» Input records
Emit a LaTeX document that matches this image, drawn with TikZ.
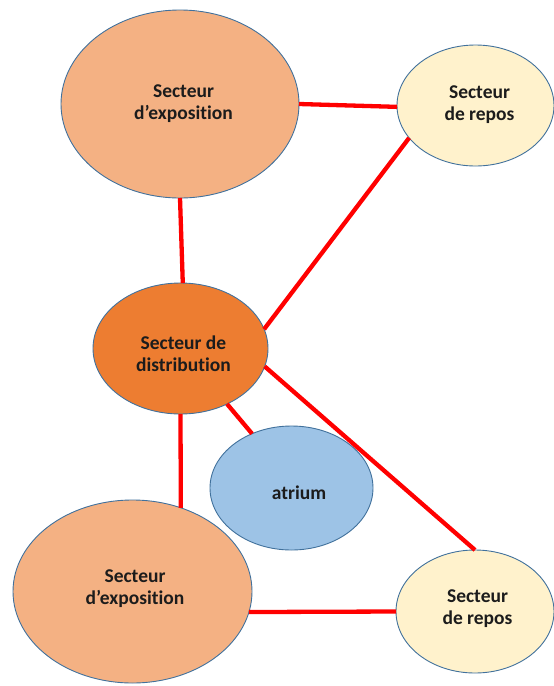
\documentclass[tikz,border=0pt]{standalone}
\usepackage{fontspec}
\setmainfont{Carlito}[Ligatures={NoCommon,NoContextual}]
\usetikzlibrary{shapes.geometric}
\definecolor{expo}{HTML}{F4B183}
\definecolor{distr}{HTML}{ED7D31}
\definecolor{repos}{HTML}{FFF2CC}
\definecolor{atr}{HTML}{9DC3E6}
\definecolor{bord}{HTML}{41719C}
\definecolor{txtc}{HTML}{1C1C1C}
\definecolor{linkred}{HTML}{FF0000}
\newcommand{\nolig}{\kern0pt\relax}
\begin{document}
\begin{tikzpicture}[x=1pt,y=-1pt,
  ell/.style={ellipse,draw=bord,line width=0.9pt,inner sep=0pt,outer sep=0pt},
  txt/.style={font=\bfseries\fontsize{19.5}{22}\selectfont,text=txtc,align=center,inner sep=0pt},
  link/.style={draw=linkred,line width=4.3pt}]
\useasboundingbox (0,0) rectangle (554,686);
\node[ell,fill=expo,minimum width=238pt,minimum height=188pt,
  label={[txt,xshift=3.5pt]center:{Secteur\\d’exposit\nolig ion}}] (E1) at (180,104) {};
\node[ell,fill=repos,minimum width=157pt,minimum height=121pt,
  label={[txt,xshift=4pt,yshift=1pt]center:{Secteur\\de repos}}] (R1) at (475.5,105.5) {};
\node[ell,fill=distr,minimum width=175pt,minimum height=131pt,
  label={[txt,xshift=3pt,yshift=-5pt]center:{Secteur de\\distribut\nolig ion}}] (D) at (180.5,348.5) {};
\node[ell,fill=atr,minimum width=163pt,minimum height=124pt,
  label={[txt,xshift=7.5pt,yshift=-5pt]center:{atrium}}] (A) at (291.5,488) {};
\node[ell,fill=expo,minimum width=239pt,minimum height=183pt,
  label={[txt,xshift=2.5pt,yshift=3pt]center:{Secteur\\d’exposit\nolig ion}}] (E2) at (132.5,591.5) {};
\node[ell,fill=repos,minimum width=158pt,minimum height=123pt,
  label={[txt,xshift=2.5pt,yshift=2.5pt]center:{Secteur\\de repos}}] (R2) at (475,611.5) {};
\draw[link] (E1.0) -- (R1.181);
\draw[link] (E1.-90) -- (D.88);
\draw[link] (R1.206) -- (D.13);
\draw[link] (D.-12) -- (R2.90);
\draw[link] (D.-50) -- (A.126);
\draw[link] (D.-90) -- (E2.60);
\draw[link] (E2.-10) -- (R2.180);
\end{tikzpicture}
\end{document}
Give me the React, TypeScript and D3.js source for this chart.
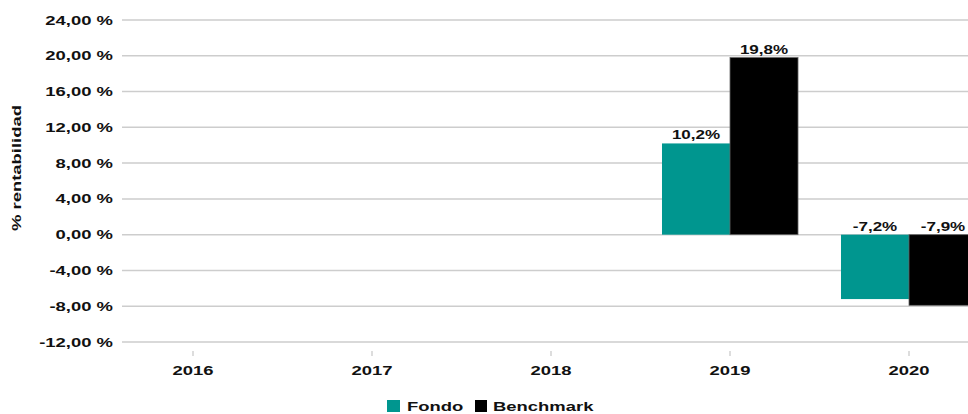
import React from "react";
import * as d3 from "d3";

const years = ["2016", "2017", "2018", "2019", "2020"];
const seriesNames = ["Fondo", "Benchmark"];
const fondo: (number | null)[] = [null, null, null, 10.2, -7.2];
const benchmark: (number | null)[] = [null, null, null, 19.8, -7.9];
const yTicks = [-12, -8, -4, 0, 4, 8, 12, 16, 20, 24];
const colors = ["#00968f", "#000000"];

const W = 968;
const H = 414;
const FONT = "'Liberation Sans', Arial, sans-serif";
const SX = 1.42;

function SText({ x, y, anchor, size, children, rotate }: any) {
  const tr = rotate
    ? `translate(${x},${y}) rotate(-90) scale(${SX},1)`
    : `translate(${x},${y}) scale(${SX},1)`;
  return (
    <text
      transform={tr}
      textAnchor={anchor}
      fontFamily={FONT}
      fontWeight="bold"
      fontSize={size}
      fill="#111"
    >
      {children}
    </text>
  );
}

const fmtTick = (v: number) =>
  d3.format(".2f")(v).replace(".", ",").replace("\u2212", "-") + " %";
const fmtVal = (v: number) =>
  d3.format(".1f")(v).replace(".", ",").replace("\u2212", "-") + "%";

export default function App() {
  const y = d3.scaleLinear().domain([-12, 24]).range([342, 20]);
  const x = d3.scaleBand<string>().domain(years).range([103.5, 998.5]).padding(0);
  const xi = d3
    .scaleBand<string>()
    .domain(seriesNames)
    .range([0, x.bandwidth()])
    .paddingInner(0)
    .paddingOuter(0.316);
  const data = [fondo, benchmark];

  return (
    <svg
      width={W}
      height={H}
      style={{ position: "absolute", left: 0, top: 0, background: "#fff" }}
    >
      {yTicks.map((t) => (
        <g key={t}>
          <line x1={122} x2={W} y1={y(t)} y2={y(t)} stroke="#cdcdcd" strokeWidth={1.5} />
          <SText x={113} y={y(t) + 4.5} anchor="end" size={13}>
            {fmtTick(t)}
          </SText>
        </g>
      ))}
      <SText x={21} y={168} anchor="middle" size={13} rotate>
        % rentabilidad
      </SText>
      {years.map((yr) => {
        const cx = (x(yr) as number) + x.bandwidth() / 2;
        return (
          <g key={yr}>
            <line x1={cx} x2={cx} y1={351} y2={356} stroke="#bbb" strokeWidth={1} />
            <SText x={cx} y={375} anchor="middle" size={13}>
              {yr}
            </SText>
          </g>
        );
      })}
      {data.map((arr, si) =>
        arr.map((v, i) => {
          if (v === null) return null;
          const bx = (x(years[i]) as number) + (xi(seriesNames[si]) as number);
          const bw = xi.bandwidth();
          const y0 = y(Math.max(0, v));
          const y1 = y(Math.min(0, v));
          const labelY = v >= 0 ? y(v) - 4 : y(0) - 4;
          return (
            <g key={si + "-" + i}>
              <rect
                x={bx}
                y={y0}
                width={bw}
                height={y1 - y0}
                fill={colors[si]}
                stroke={si === 1 ? "#666" : "none"}
                strokeWidth={0.8}
              />
              <SText x={bx + bw / 2} y={labelY} anchor="middle" size={12}>
                {fmtVal(v)}
              </SText>
            </g>
          );
        })
      )}
      <rect x={387} y={400} width={13} height={12} fill={colors[0]} />
      <SText x={407} y={411} anchor="start" size={13}>
        {seriesNames[0]}
      </SText>
      <rect x={475} y={400} width={12} height={12} fill={colors[1]} />
      <SText x={493} y={411} anchor="start" size={13}>
        {seriesNames[1]}
      </SText>
    </svg>
  );
}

» The task
Give again, exactly as written, only the lines that start at the one with "Give me the" and end at the one with "const SX = 1.42;", both included. Skip any pictures.

» Final result
Give me the React, TypeScript and D3.js source for this chart.
import React from "react";
import * as d3 from "d3";

const years = ["2016", "2017", "2018", "2019", "2020"];
const seriesNames = ["Fondo", "Benchmark"];
const fondo: (number | null)[] = [null, null, null, 10.2, -7.2];
const benchmark: (number | null)[] = [null, null, null, 19.8, -7.9];
const yTicks = [-12, -8, -4, 0, 4, 8, 12, 16, 20, 24];
const colors = ["#00968f", "#000000"];

const W = 968;
const H = 414;
const FONT = "'Liberation Sans', Arial, sans-serif";
const SX = 1.42;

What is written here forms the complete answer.